Rye and Maple Smash
Other

Rye and Maple Smash

Canadian whisky and maple syrup, muddled with mint and lemon. Sweet by design — shake it for best results.

Other Built Rocks 5 min

With the 2026 World Cup underway, I asked Fritz — the AI mixologist built into Spritz — to build a cocktail for the Canadian Men’s National Team. The brief was simple: something that tastes like Canada. Fritz landed on Canadian whisky and maple syrup, which, in retrospect, was the only reasonable answer.

The Rye and Maple Smash is built in the glass — or shaken, if you want the maple to really integrate — with mint and lemon juice muddled in first. The result is sweet, herby, and cold in a way that’s more refreshing than the ingredient list suggests. Fair warning up front: this one leans sweet. That’s not a flaw. If you want a sweet cocktail, this is a great one. If you don’t, the fix is straightforward, and it’s at the bottom of this post.

The mint and lemon do most of the work of keeping it from being cloying. Muddle gently — you want the essential oils from the leaves, not the bitter green from over-working them.

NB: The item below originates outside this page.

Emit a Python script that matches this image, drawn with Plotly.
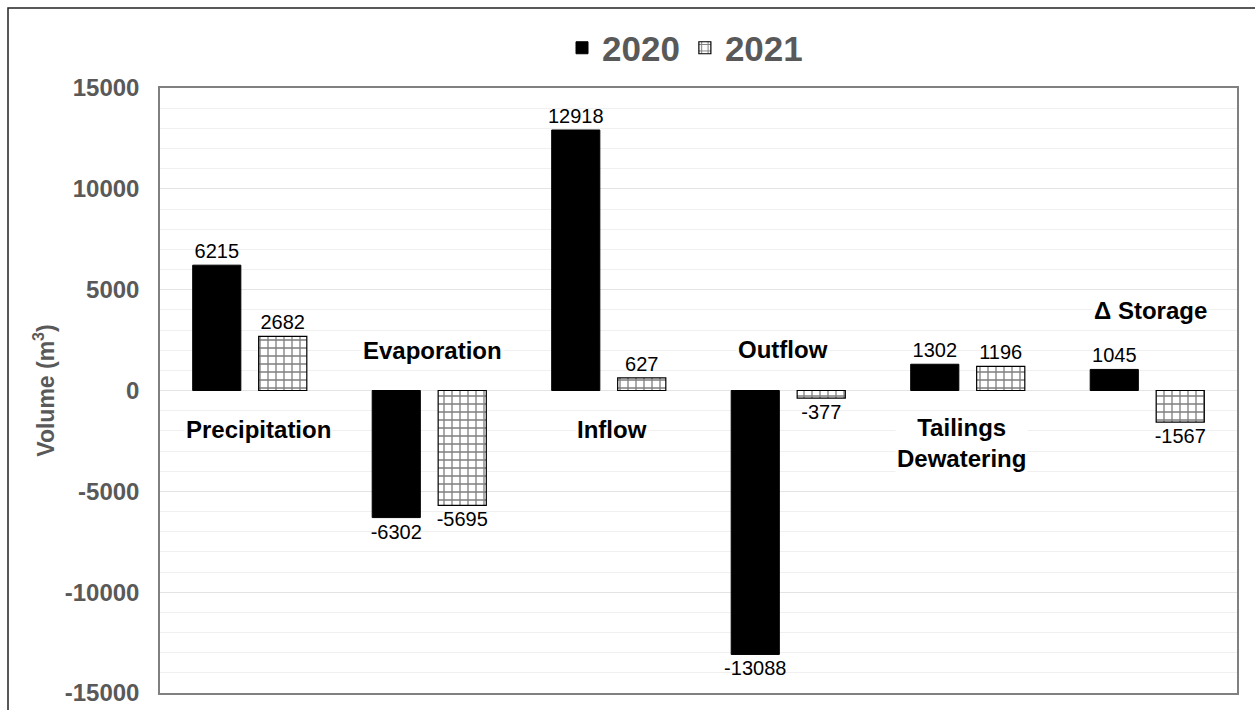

“Too sweet? Add more whiskey. Or just lean in.”

On technique: the recipe is written as a built drink, but shaking is better. Maple syrup doesn’t incorporate into cold liquid the way simple syrup does — a quick hard shake fully emulsifies it and the drink is noticeably more cohesive. Built works too, especially if you stir well afterward. Either gets you there; shaken is slightly better.

Why this works

Canadian rye and maple is a natural pairing — the same reason bourbon and honey work, or Scotch and heather: they come from the same place and taste like it. Canadian whisky tends to run softer and lighter than American rye, which gives the maple room to come forward without fighting for dominance. The mint adds herbal brightness that keeps it from reading as purely autumnal, and the lemon juice provides just enough acid to balance the sweetness without turning it into a full sour.

Tips & variations

  • Shake it. Maple syrup integrates better shaken than stirred in the glass. If you do build it, stir thoroughly with a bar spoon.
  • Too sweet? Up the whisky. The spec runs sweet by design. An extra half-ounce of Canadian whisky pulls the sweetness back into balance without changing the character of the drink.
  • Dial back the maple. 15ml instead of 20ml is the other lever — cuts sweetness without diluting the drink. Try both and find your ratio.

Make it in Spritz

The Rye and Maple Smash is in the Spritz app — tap the link below to open it, scale the servings for a batch, or check instantly whether it’s makeable with what’s already in your bar. If you want to riff on the spec, use Fritz to build a variation: give it the whisky-maple-herb profile and see what it comes up with.

Open this recipe in Spritz →

Rye and Maple Smash

1 cocktail · 5 min active

Ingredients

3/4 oz
Maple syrup
2 oz
Canadian Whisky
5 piece
Mint
1/2 oz
Lemon juice
One missing? Open in Spritz and tap "Add to grocery list" — the app keeps it with your shopping.

Method

1
In a rocks glass, muddle the mint leaves gently with the lemon juice and maple syrup.
2
Add the Canadian whisky and fill the glass with ice.
3
Stir gently to combine and garnish with a sprig of mint.

Notes

Technique Shaking integrates the maple syrup better than building. Either works — shake if you can.
Less sweet Add another half-ounce of Canadian whisky, or reduce the maple syrup to 15ml. Both work.
Can I shake a Rye and Maple Smash instead of building it?
Yes, and it's actually better shaken. Maple syrup doesn't integrate into cold liquid as easily as simple syrup — a hard shake emulsifies it fully.
Is the Rye and Maple Smash very sweet?
It leans sweet by design. If that's not your thing, add more Canadian whisky or dial the maple syrup back to 15ml.
What whisky should I use for a Rye and Maple Smash?
Canadian whisky is traditional — it runs softer than American rye, which lets the maple come forward. Any Canadian whisky works well here.